Exercise ->
Begin with the line holding "Emit a Python", end with the line holding "0.778, 0.524, 0.288]", and repeat every line in between exactly, without pictures.

── Dataset extract ──

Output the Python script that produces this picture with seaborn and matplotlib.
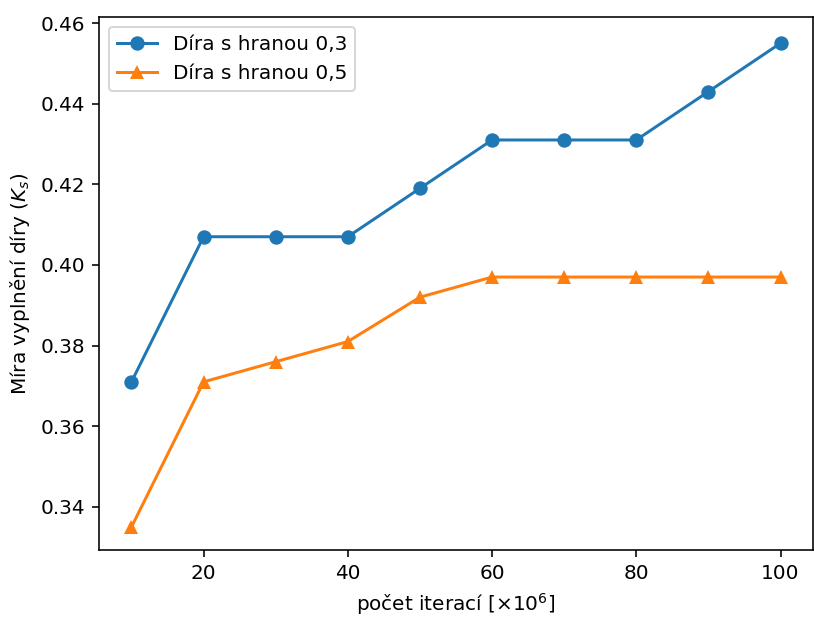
import pandas as pd
import matplotlib
matplotlib.use('Agg')
import matplotlib.pyplot as plt
import seaborn as sns

ITERATIONS = [10, 20, 30, 40, 50, 60, 70, 80, 90, 100]
FILL_EDGE_03 = [0.371, 0.407, 0.407, 0.407, 0.419, 0.431, 0.431, 0.431, 0.443, 0.455]
FILL_EDGE_05 = [0.335, 0.371, 0.376, 0.381, 0.392, 0.397, 0.397, 0.397, 0.397, 0.397]
LABEL_03 = 'Díra s hranou 0,3'
LABEL_05 = 'Díra s hranou 0,5'

OUTPUT_PNG_FILE = 'out.png'


def plot_fill_ratio(output_png):
    df = pd.DataFrame({
        'iter': ITERATIONS * 2,
        'value': FILL_EDGE_03 + FILL_EDGE_05,
        'series': [LABEL_03] * len(ITERATIONS) + [LABEL_05] * len(ITERATIONS),
    })

    dpi = 144
    fig, ax = plt.subplots(figsize=(814 / dpi, 620 / dpi), dpi=dpi)
    fig.subplots_adjust(left=99 / 814, right=813 / 814, top=1 - 17 / 620, bottom=1 - 550 / 620)

    sns.lineplot(data=df, x='iter', y='value', hue='series', style='series',
                 markers={LABEL_03: 'o', LABEL_05: '^'}, dashes=False,
                 palette=['#1f77b4', '#ff7f0e'], markersize=7.2, markeredgewidth=0,
                 linewidth=1.5, ax=ax)

    ax.set_xlabel('počet iterací [$\\times 10^6$]')
    ax.set_ylabel('Míra vyplnění díry ($K_s$)')
    ax.set_xticks([20, 40, 60, 80, 100])
    ax.set_yticks([0.34, 0.36, 0.38, 0.40, 0.42, 0.44, 0.46])
    ax.set_ylim(0.3293, 0.4615)
    ax.set_xlim(5.5, 104.5)
    ax.legend(title=None, loc='upper left')

    plt.savefig(output_png, dpi=dpi)


if __name__ == '__main__':
    plot_fill_ratio(OUTPUT_PNG_FILE)
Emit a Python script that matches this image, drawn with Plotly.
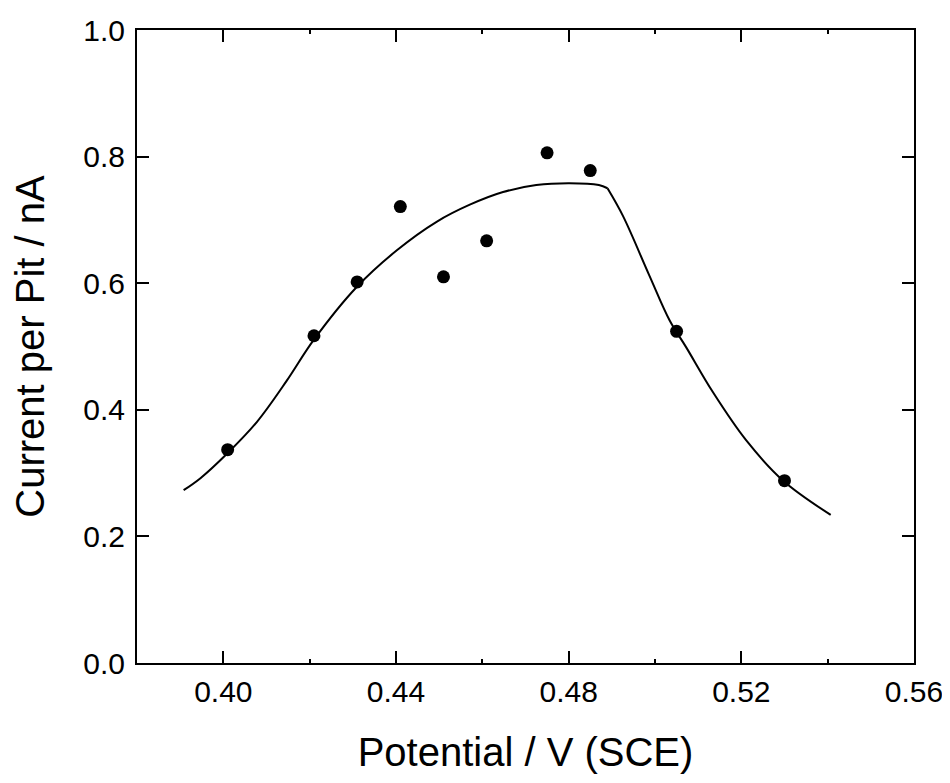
import plotly.graph_objects as go

# Measured data points
potential_pts = [0.401, 0.421, 0.431, 0.441, 0.451, 0.461, 0.475, 0.485, 0.505, 0.530]
current_pts = [0.337, 0.517, 0.602, 0.721, 0.610, 0.667, 0.806, 0.778, 0.524, 0.288]

# Fitted curve; it has a kink at index KINK
potential_fit = [0.3908, 0.3947, 0.4009, 0.4078, 0.4147, 0.4209, 0.4309, 0.4402, 0.4494,
                 0.4571, 0.4648, 0.4725, 0.4802, 0.4870, 0.4890, 0.4926, 0.4987, 0.5034,
                 0.5072, 0.5134, 0.5211, 0.5297, 0.5407]
current_fit = [0.273, 0.292, 0.331, 0.381, 0.446, 0.510, 0.594, 0.652, 0.697,
               0.724, 0.744, 0.755, 0.758, 0.755, 0.750, 0.706, 0.612, 0.541,
               0.499, 0.428, 0.352, 0.288, 0.234]
KINK = 14

x_ticks = [0.40, 0.44, 0.48, 0.52, 0.56]
x_minor = [0.38, 0.42, 0.46, 0.50, 0.54]
y_ticks = [0.0, 0.2, 0.4, 0.6, 0.8, 1.0]

FONT = "Liberation Sans, Arial, Helvetica, sans-serif"

fig = go.Figure()
for a, b in [(0, KINK + 1), (KINK, len(potential_fit))]:
    fig.add_trace(go.Scatter(x=potential_fit[a:b], y=current_fit[a:b], mode="lines",
                             line=dict(color="black", width=2, shape="spline", smoothing=1.0),
                             showlegend=False, hoverinfo="skip"))
fig.add_trace(go.Scatter(x=potential_pts, y=current_pts, mode="markers",
                         marker=dict(color="black", size=13),
                         showlegend=False))

axis_common = dict(showline=True, linecolor="black", linewidth=2, mirror="ticks",
                   ticks="inside", ticklen=12, tickwidth=2, tickcolor="black",
                   showgrid=False, zeroline=False,
                   tickfont=dict(family=FONT, size=30, color="black"))

fig.update_xaxes(range=[0.38, 0.56], tickvals=x_ticks,
                 ticktext=[f"{v:.2f}" for v in x_ticks],
                 minor=dict(ticks="inside", ticklen=4, tickwidth=1.5, tickcolor="black",
                            tickvals=x_minor),
                 ticklabelstandoff=1,
                 title=dict(text="Potential / V (SCE)", standoff=31,
                            font=dict(family=FONT, size=40, color="black")),
                 **axis_common)
fig.update_yaxes(range=[0, 1.0], tickvals=y_ticks,
                 ticktext=[f"{v:.1f}" for v in y_ticks],
                 ticklabelstandoff=4,
                 title=dict(text="Current per Pit / nA", standoff=29,
                            font=dict(family=FONT, size=40, color="black")),
                 **axis_common)

fig.update_layout(width=942, height=775,
                  margin=dict(l=129, r=36, t=22, b=120, autoexpand=False),
                  plot_bgcolor="white", paper_bgcolor="white",
                  font=dict(family=FONT, color="black"))

fig.write_html("out.html")
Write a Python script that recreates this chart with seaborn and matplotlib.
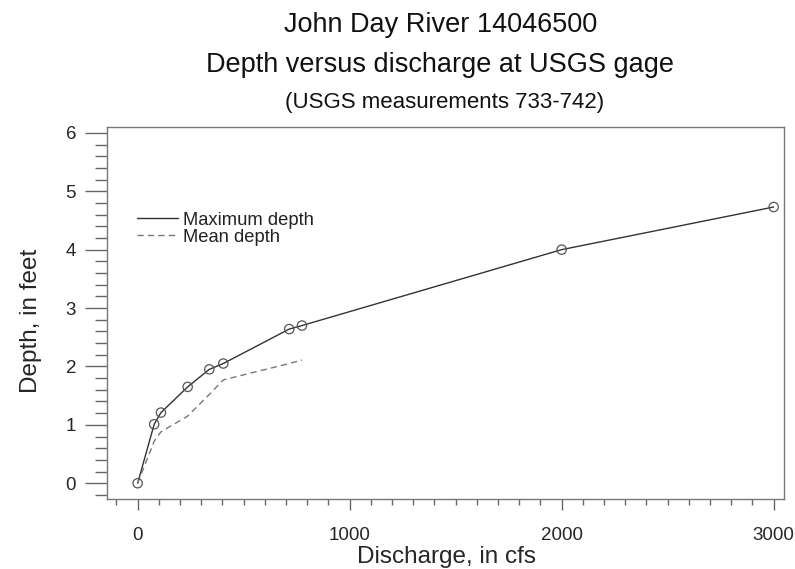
import matplotlib
matplotlib.use("Agg")
import matplotlib.pyplot as plt
import seaborn as sns
import pandas as pd
from matplotlib.ticker import MultipleLocator

discharge = [0, 78, 110, 236, 338, 404, 715, 775, 2000, 3000]
max_depth = [0, 1.01, 1.21, 1.65, 1.95, 2.05, 2.64, 2.70, 4.00, 4.73]
mean_discharge = [0, 78, 110, 236, 338, 404, 715, 775]
mean_depth = [0, 0.72, 0.88, 1.15, 1.52, 1.77, 2.05, 2.11]

sns.set_theme(style="ticks")
plt.rcParams["font.family"] = ["Liberation Sans", "DejaVu Sans"]

df_max = pd.DataFrame({"Discharge": discharge, "Depth": max_depth})
df_mean = pd.DataFrame({"Discharge": mean_discharge, "Depth": mean_depth})

fig = plt.figure(figsize=(7.95, 5.69), dpi=100)
ax = fig.add_axes([0.1342, 0.1230, 0.8523, 0.6538])

sns.lineplot(data=df_max, x="Discharge", y="Depth", ax=ax, color="#333333",
             linewidth=1.0, label="Maximum depth", sort=False)
sns.lineplot(data=df_mean, x="Discharge", y="Depth", ax=ax, color="#777777",
             linewidth=1.0, linestyle=(0, (4.5, 3)), label="Mean depth", sort=False)
sns.scatterplot(data=df_max, x="Discharge", y="Depth", ax=ax, marker="o", s=45,
                facecolor="none", edgecolor="#555555", linewidth=0.9, legend=False, zorder=3)

ax.set_xlim(-146, 3050)
ax.set_ylim(-0.27, 6.1)
ax.xaxis.set_major_locator(MultipleLocator(1000))
ax.xaxis.set_minor_locator(MultipleLocator(100))
ax.yaxis.set_major_locator(MultipleLocator(1))
ax.yaxis.set_minor_locator(MultipleLocator(0.2))

ax.tick_params(axis="x", which="major", length=8, width=1, color="#666666", pad=12, labelsize=13.5)
ax.tick_params(axis="x", which="minor", length=4, width=1, color="#666666")
ax.tick_params(axis="y", which="major", length=16, width=1, color="#666666", pad=6, labelsize=13.5)
ax.tick_params(axis="y", which="minor", length=8.5, width=1, color="#666666")
for sp in ax.spines.values():
    sp.set_color("#777777")
    sp.set_linewidth(1.0)
    sp.set_visible(True)

ax.set_xlabel("Discharge, in cfs", fontsize=17.5)
ax.set_ylabel("Depth, in feet", fontsize=17.5)
ax.xaxis.label.set_va("center")
ax.yaxis.label.set_va("center")
ax.xaxis.set_label_coords(0.502, -0.157)
ax.yaxis.set_label_coords(-0.112, 0.48)

leg = ax.legend(loc="upper left", bbox_to_anchor=(0.034, 0.792), frameon=False,
                handlelength=2.25, handletextpad=0.27, labelspacing=0.0,
                fontsize=13.2, borderaxespad=0)
for t in leg.get_texts():
    t.set_color("#222222")

fig.text(0.554, 0.956, "John Day River 14046500", ha="center", va="center", fontsize=19.5, color="#111111")
fig.text(0.554, 0.886, "Depth versus discharge at USGS gage", ha="center", va="center", fontsize=19.5, color="#111111")
fig.text(0.559, 0.820, "(USGS measurements 733-742)", ha="center", va="center", fontsize=16, color="#111111")

fig.savefig("out.png", dpi=100)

───

Written answer ->
Emit a Python script that matches this image, drawn with Plotly.
import plotly.graph_objects as go

# Measured data points
potential_pts = [0.401, 0.421, 0.431, 0.441, 0.451, 0.461, 0.475, 0.485, 0.505, 0.530]
current_pts = [0.337, 0.517, 0.602, 0.721, 0.610, 0.667, 0.806, 0.778, 0.524, 0.288]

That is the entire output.